Announcement: major storage node release (potential config changes needed!)

jammerdan · May 19, 2024, 4:49am

But I have an node for example that is full (< 5GB left). And it shows me ingress 70 bytes.
It is my understanding that this node should not be contacted. But it shows this little ingress.
This was not there before the change. I have never seen something like this.
I had just setup an alert if a node remains at 0 ingress for a day. Now this does no longer work
Currently I do not have a node showing that no-ingress-without-a-cause issue. So I can’t compare. If nodes with such issue would still display 0 then everything would be fine.

So the estimated value is no longer correct?
That is bad too.
As said, as SNO I need correct information.

littleskunk · May 19, 2024, 8:27am

My grafana dashboard (using the metrics enpoint) still shows correct information.

jammerdan · May 19, 2024, 8:39am

This is what gets shown for today:

The node is full with 3.87GB free, so it is below the new limit of 5GB.

When nodes hit the limit before, they did receive 0 ingress. Now after the change it is the first time that I see such tiny ingress numbers on several nodes that are below the limit. But currently my alert is set to exactly 0, so it would not set off.
I would not mind these numbers, if it can still detect the other issue, where there is suddenly no ingress for no apparent reason. If in such cases the ingress is still 0 then it would be fine.

littleskunk · May 19, 2024, 8:44am

You should checkout my grafana dashboard. I am using similar alerts and they trigger within minutes after a problem shows up. Depending on how sensitive you make it ofc. Sometimes an alert might also misfire and I have to adjust it in the other direction.

jammerdan · May 19, 2024, 8:51am

That is the question.
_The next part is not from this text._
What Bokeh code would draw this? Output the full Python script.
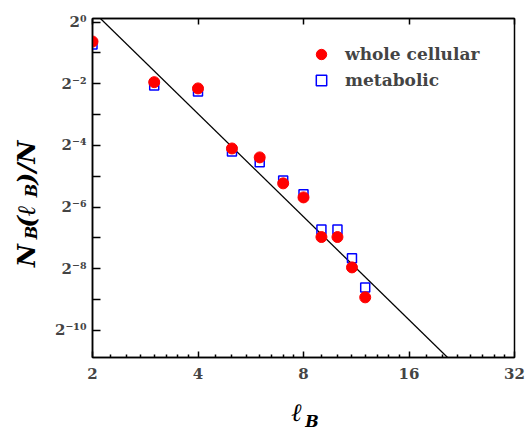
import math
from bokeh.plotting import figure
from bokeh.layouts import row, column
from bokeh.models import FixedTicker, LogAxis, Label, Legend, LegendItem, Range1d
from bokeh.embed import file_html
from bokeh.resources import INLINE

# ---- data ----
lengths = [2, 3, 4, 5, 6, 7, 8, 9, 10, 11, 12]
whole_cellular = [0.646, 0.259, 0.225, 0.0583, 0.0477, 0.0266, 0.0194, 0.00796, 0.00796, 0.00402, 0.00205]
metabolic = [0.603, 0.240, 0.210, 0.0544, 0.0427, 0.0284, 0.0208, 0.00942, 0.00942, 0.00494, 0.00256]
fit_x = [2.0, 32.0]
fit_y = [1.29, 0.000122]

x_ticks = [2, 4, 8, 16, 32]
x_tick_labels = ["2", "4", "8", "16", "32"]
y_ticks = [1.0, 0.25, 0.0625, 0.015625, 0.00390625, 0.0009765625]
y_tick_labels = ["2\u2070", "2\u207b\u00b2", "2\u207b\u2074", "2\u207b\u2076", "2\u207b\u2078", "2\u207b\u00b9\u2070"]
y_minor = [0.5, 0.125, 0.03125, 0.0078125, 0.001953125]
x_minor = [2 ** k * (1 + j / 8) for k in range(1, 5) for j in range(1, 8)]

FONT = "DejaVu Serif"
LEFT_W = 50
BOTTOM_H = 40
W, H = 525, 430

p = figure(width=W - LEFT_W, height=H - BOTTOM_H, x_axis_type="log", y_axis_type="log",
           x_range=Range1d(2, 32), y_range=Range1d(0.000530, 1.084),
           output_backend="svg", toolbar_location=None,
           min_border_left=42, min_border_right=11, min_border_top=18, min_border_bottom=33)
p.title.visible = False
p.grid.visible = False
p.outline_line_color = "black"
p.outline_line_width = 1.5
p.background_fill_color = "white"
p.border_fill_color = "white"

xa = p.xaxis[0]
xa.ticker = FixedTicker(ticks=x_ticks, minor_ticks=x_minor)
xa.major_label_overrides = {t: s for t, s in zip(x_ticks, x_tick_labels)}
xa.major_tick_in = 6
xa.major_tick_out = 0
xa.minor_tick_in = 3
xa.minor_tick_out = 0
xa.axis_line_width = 1.5
xa.major_tick_line_width = 1.5
xa.minor_tick_line_width = 1.5
xa.major_label_text_font = FONT
xa.major_label_text_font_style = "bold"
xa.major_label_text_font_size = "15px"
xa.major_label_standoff = 10

ya = p.yaxis[0]
ya.ticker = FixedTicker(ticks=y_ticks, minor_ticks=y_minor)
ya.major_label_overrides = {t: s for t, s in zip(y_ticks, y_tick_labels)}
ya.major_tick_in = 8
ya.major_tick_out = 0
ya.minor_tick_in = 8
ya.minor_tick_out = 0
ya.axis_line_width = 1.5
ya.major_tick_line_width = 1.5
ya.minor_tick_line_width = 1.5
ya.major_label_text_font = FONT
ya.major_label_text_font_style = "bold"
ya.major_label_text_font_size = "15px"
ya.major_label_standoff = 6

top = LogAxis(ticker=FixedTicker(ticks=x_ticks, minor_ticks=[]),
              major_label_overrides={t: "" for t in x_ticks},
              major_label_standoff=0,
              major_tick_in=6, major_tick_out=0, minor_tick_in=0, minor_tick_out=0,
              major_tick_line_width=1.5, axis_line_width=1.5)
p.add_layout(top, "above")

p.line(fit_x, fit_y, line_color="black", line_width=1.3)
blue = p.scatter(lengths, metabolic, marker="square", size=9, line_color="blue",
                 fill_color=None, line_width=1.5)
red = p.scatter(lengths, whole_cellular, marker="circle", size=11,
                fill_color="red", line_color="red")

legend = Legend(items=[LegendItem(label="whole cellular", renderers=[red]),
                       LegendItem(label="metabolic", renderers=[blue])],
                location=(216, 264), padding=0, margin=0, spacing=0,
                glyph_width=26, glyph_height=26, label_height=26, label_standoff=11,
                border_line_color=None, background_fill_alpha=0,
                label_text_font=FONT, label_text_font_style="bold",
                label_text_font_size="17px")
p.add_layout(legend)


def aux_fig(w, h):
    f = figure(width=w, height=h, x_range=Range1d(0, w), y_range=Range1d(0, h),
               output_backend="svg", toolbar_location=None,
               x_axis_location=None, y_axis_location=None, min_border=0)
    f.title.visible = False
    f.grid.visible = False
    f.outline_line_color = None
    f.background_fill_color = "white"
    f.border_fill_color = "white"
    return f


def piece(f, text, x, y, size, angle=0.0):
    f.add_layout(Label(x=x, y=y, text=text, angle=angle,
                       text_align="center", text_baseline="alphabetic",
                       text_font=FONT, text_font_style="bold italic",
                       text_font_size=size, text_color="black"))


# y-axis title  N_B(l_B)/N, rotated; positions in pixels of its own small panel
fy = aux_fig(LEFT_W, H)
R = math.pi / 2
piece(fy, "N", 26, 175, "25px", R)
piece(fy, "B", 31, 198, "16px", R)
piece(fy, "(\u2113", 26, 214, "25px", R)
piece(fy, "B", 31, 240, "16px", R)
piece(fy, ")/N", 26, 268, "25px", R)

# x-axis title  l_B
fx = aux_fig(W - LEFT_W, BOTTOM_H)
piece(fx, "\u2113", 230, 18, "25px")
piece(fx, "B", 247, 9, "16px")

layout = row(fy, column(p, fx))
open("out.html", "w").write(file_html(layout, INLINE))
I am not looking for a different solution I want to know if the change in recording bandwidth (could-be bandwidth instead of actual bandwidth) could have the result that the issue can no longer or harder be detected.

As said, when the issue is happening, I do not see any “uploaded” or “upload started” in the logs. So I believe nothing should get recorded as bandwidth even with the new way of recording bandwidth. But looking at the full nodes which should not receive any ingress as well, I am doubting because they have some (tiny) (wannabe?) ingress recorded.
If such nodes will have ingress recorded for whatever reason, then the question would be what value to expect. It seems the numbers are tiny, so maybe an alert < 1MB instead of 0 would do then.
But it is hard to determine as I don’t know what causes those tiny ingress numbers.

daki82 · May 21, 2024, 5:28am

Here are just 2 more clues:
Task Manager (Windows)
The rattling of the heads all the time.

jammerdan · May 21, 2024, 5:45am

It is getting harder to tell if uploads are working:

Alexey · May 22, 2024, 1:46am

https://review.dev.storj.io/c/storj/storj/+/13227

jammerdan · May 22, 2024, 5:14am

Revert "storagenode/piecestore: add bandwidth only when settling orders

snorkel · May 22, 2024, 6:20am

Soo… where is that cache kept? In RAM? What if there is very low RAM? Or is full of data from other processes like walkers and etc?

Alexey · May 22, 2024, 6:57am

Then node could be killed and cache will gone.